Filter the entries that follow, copying every line in which the word "this" appears.

STORED RECORDS:
========

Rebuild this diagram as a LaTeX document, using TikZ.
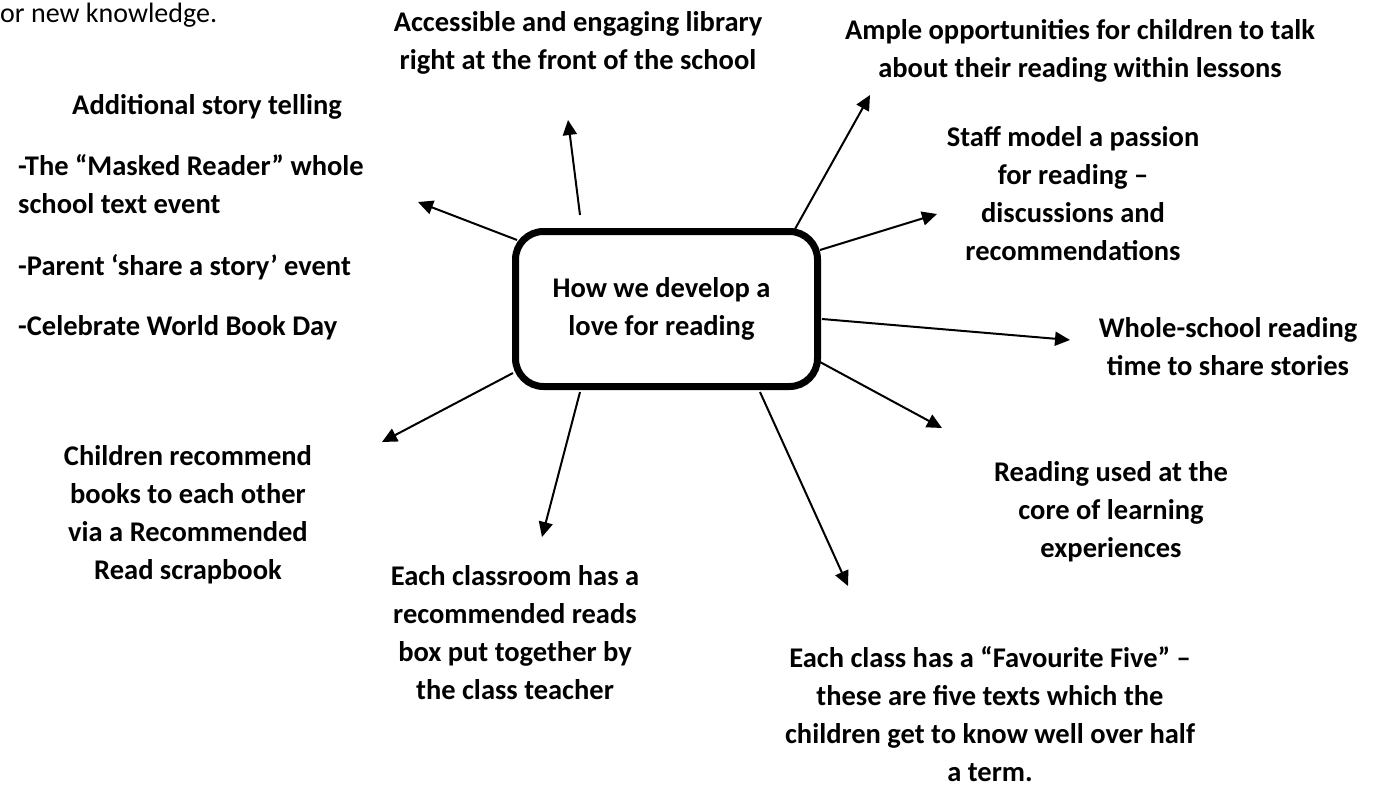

========

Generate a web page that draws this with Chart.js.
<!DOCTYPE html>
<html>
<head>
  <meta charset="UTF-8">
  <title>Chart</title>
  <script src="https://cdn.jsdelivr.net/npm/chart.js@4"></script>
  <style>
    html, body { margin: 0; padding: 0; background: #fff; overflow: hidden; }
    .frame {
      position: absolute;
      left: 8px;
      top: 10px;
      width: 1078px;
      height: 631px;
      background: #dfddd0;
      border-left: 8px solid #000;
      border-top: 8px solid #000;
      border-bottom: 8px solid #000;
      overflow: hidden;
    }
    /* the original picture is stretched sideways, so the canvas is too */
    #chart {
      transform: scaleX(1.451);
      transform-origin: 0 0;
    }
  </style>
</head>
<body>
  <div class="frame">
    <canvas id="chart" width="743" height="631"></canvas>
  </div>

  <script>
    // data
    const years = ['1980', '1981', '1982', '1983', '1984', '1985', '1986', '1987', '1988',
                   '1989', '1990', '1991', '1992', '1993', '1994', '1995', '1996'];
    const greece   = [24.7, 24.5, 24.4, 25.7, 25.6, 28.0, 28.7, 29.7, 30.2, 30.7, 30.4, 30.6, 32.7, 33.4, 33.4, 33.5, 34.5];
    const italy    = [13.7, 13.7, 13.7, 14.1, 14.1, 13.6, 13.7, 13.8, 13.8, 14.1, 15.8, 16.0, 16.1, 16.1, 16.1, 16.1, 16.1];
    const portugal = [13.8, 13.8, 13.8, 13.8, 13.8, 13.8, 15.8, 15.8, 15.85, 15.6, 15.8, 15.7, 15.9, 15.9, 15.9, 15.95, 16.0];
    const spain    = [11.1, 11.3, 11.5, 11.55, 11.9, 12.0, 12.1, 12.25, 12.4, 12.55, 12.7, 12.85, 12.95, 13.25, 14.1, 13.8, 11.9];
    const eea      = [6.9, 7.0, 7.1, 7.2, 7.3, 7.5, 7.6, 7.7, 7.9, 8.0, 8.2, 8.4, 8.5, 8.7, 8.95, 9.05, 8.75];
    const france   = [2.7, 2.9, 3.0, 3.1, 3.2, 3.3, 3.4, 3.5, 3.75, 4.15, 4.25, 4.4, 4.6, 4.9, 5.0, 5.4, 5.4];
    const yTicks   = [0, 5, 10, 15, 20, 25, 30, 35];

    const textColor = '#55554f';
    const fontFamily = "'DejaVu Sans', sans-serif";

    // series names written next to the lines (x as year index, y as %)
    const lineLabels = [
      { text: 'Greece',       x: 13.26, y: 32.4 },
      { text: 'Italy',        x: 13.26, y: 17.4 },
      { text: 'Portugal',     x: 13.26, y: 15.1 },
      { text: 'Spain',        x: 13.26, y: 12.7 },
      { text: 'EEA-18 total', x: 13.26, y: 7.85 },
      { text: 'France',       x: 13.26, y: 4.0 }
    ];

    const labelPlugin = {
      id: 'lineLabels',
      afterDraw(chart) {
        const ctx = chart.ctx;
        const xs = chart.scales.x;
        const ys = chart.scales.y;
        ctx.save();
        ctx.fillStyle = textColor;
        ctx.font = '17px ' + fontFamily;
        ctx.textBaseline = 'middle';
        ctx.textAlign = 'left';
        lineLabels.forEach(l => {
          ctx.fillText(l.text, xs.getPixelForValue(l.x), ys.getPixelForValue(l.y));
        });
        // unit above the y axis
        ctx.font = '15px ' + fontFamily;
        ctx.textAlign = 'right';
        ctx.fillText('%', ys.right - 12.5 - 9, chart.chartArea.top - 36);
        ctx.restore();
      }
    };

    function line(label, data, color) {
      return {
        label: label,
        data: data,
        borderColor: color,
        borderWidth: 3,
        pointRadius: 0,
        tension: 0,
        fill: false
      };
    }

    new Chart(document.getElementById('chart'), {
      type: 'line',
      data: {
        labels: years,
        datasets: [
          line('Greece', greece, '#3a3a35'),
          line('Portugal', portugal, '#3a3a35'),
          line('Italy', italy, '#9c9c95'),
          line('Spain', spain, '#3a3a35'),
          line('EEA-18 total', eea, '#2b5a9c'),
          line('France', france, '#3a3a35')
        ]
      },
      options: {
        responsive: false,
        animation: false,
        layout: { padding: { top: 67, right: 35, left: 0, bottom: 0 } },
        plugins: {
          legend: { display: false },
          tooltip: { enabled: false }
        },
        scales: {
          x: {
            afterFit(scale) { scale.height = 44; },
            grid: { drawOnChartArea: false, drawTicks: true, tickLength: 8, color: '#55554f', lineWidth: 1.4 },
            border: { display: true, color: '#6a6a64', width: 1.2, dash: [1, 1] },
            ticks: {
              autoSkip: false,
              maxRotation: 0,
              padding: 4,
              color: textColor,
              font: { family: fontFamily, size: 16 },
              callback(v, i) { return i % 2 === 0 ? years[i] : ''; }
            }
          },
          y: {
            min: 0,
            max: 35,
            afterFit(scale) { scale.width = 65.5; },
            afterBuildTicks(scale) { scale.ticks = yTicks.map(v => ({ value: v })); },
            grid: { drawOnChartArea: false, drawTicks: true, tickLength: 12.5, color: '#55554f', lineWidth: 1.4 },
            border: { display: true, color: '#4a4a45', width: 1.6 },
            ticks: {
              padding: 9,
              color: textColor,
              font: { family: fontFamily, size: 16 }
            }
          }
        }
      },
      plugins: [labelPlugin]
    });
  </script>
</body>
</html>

========

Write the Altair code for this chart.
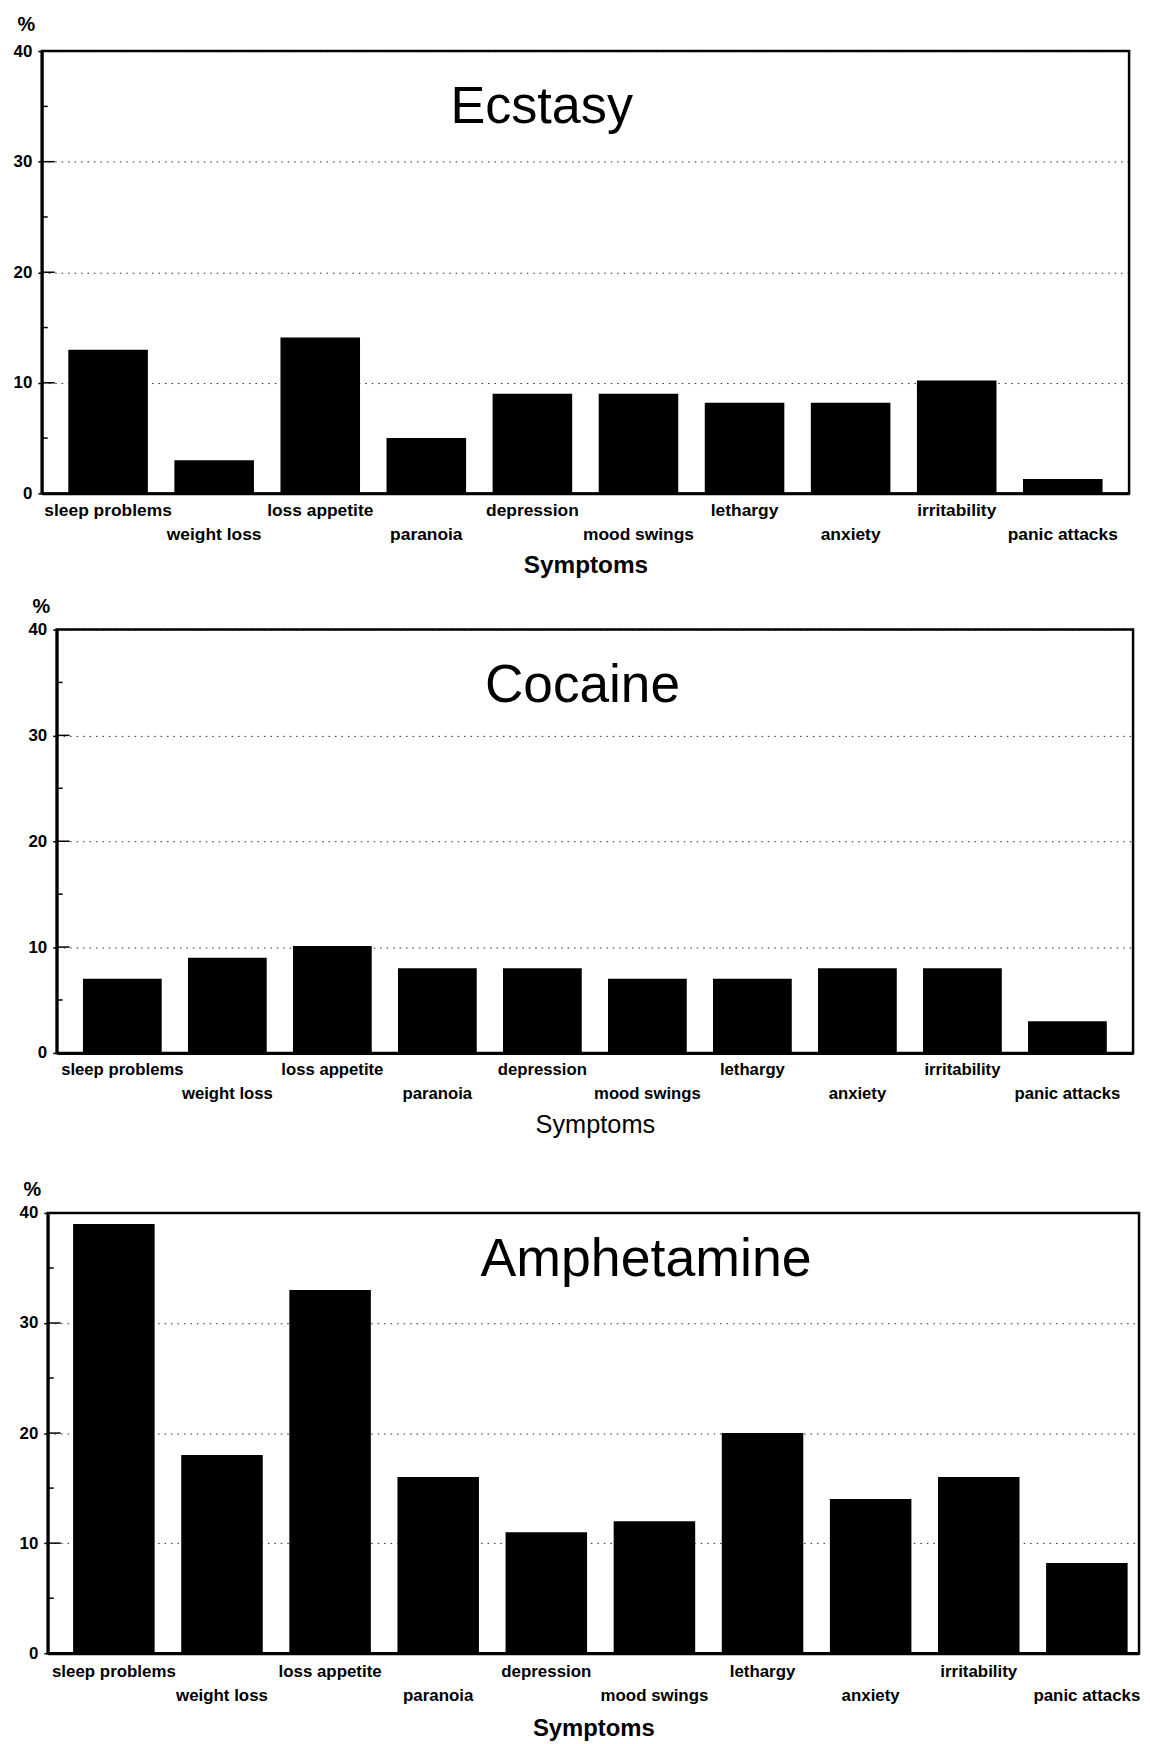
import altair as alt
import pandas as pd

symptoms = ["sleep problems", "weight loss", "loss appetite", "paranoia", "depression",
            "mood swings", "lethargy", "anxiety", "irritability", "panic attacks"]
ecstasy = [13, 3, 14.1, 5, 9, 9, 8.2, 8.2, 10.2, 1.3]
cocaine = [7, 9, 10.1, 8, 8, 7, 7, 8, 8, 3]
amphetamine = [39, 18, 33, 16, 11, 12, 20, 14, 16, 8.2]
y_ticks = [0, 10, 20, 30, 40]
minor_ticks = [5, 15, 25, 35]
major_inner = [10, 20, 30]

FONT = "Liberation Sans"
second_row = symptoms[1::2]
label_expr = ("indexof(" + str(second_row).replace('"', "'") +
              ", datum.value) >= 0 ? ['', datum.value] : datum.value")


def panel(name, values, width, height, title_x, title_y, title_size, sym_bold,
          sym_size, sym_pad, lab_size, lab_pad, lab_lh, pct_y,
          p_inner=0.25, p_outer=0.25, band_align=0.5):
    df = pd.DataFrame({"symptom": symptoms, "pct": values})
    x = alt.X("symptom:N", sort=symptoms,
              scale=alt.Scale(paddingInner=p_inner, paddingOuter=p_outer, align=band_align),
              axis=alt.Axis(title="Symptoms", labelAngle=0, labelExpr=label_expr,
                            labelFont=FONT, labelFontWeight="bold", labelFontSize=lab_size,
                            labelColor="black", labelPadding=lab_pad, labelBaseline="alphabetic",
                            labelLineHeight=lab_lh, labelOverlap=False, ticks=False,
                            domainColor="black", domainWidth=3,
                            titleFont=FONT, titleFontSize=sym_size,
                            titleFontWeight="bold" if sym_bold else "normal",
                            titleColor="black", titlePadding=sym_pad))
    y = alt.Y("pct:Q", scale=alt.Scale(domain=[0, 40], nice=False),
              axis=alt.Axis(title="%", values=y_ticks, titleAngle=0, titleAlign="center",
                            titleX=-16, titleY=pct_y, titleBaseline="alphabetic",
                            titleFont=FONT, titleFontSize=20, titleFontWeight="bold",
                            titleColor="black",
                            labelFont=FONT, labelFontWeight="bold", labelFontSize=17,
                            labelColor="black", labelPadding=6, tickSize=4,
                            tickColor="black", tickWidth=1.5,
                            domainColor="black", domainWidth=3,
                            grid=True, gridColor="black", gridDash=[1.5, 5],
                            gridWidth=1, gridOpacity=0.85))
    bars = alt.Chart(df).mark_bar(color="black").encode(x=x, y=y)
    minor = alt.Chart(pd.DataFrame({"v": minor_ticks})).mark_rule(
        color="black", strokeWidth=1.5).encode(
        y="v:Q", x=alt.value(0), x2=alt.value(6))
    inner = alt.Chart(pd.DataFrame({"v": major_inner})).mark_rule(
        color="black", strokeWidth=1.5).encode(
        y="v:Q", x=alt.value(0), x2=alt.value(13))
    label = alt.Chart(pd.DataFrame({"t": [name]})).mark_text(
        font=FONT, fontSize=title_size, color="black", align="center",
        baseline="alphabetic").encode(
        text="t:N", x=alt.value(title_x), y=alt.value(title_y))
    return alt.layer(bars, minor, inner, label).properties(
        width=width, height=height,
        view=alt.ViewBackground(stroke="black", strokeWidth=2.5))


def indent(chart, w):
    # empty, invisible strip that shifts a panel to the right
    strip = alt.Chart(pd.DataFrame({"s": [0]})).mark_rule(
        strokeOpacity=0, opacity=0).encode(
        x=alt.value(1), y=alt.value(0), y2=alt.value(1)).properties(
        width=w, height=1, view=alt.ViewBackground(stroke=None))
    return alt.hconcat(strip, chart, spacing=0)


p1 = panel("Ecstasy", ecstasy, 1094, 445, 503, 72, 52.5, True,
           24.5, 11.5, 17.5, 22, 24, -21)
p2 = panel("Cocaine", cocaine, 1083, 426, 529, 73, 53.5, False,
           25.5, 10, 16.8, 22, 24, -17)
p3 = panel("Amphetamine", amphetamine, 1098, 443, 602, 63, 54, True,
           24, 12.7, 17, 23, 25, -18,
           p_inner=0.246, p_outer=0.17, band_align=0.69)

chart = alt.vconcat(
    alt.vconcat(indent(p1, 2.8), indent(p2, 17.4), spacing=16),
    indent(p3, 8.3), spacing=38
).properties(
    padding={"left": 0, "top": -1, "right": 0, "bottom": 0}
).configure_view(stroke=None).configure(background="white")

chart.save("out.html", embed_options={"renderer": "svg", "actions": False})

========

SOLUTION:
Rebuild this diagram as a LaTeX document, using TikZ.
Generate a web page that draws this with Chart.js.
Write the Altair code for this chart.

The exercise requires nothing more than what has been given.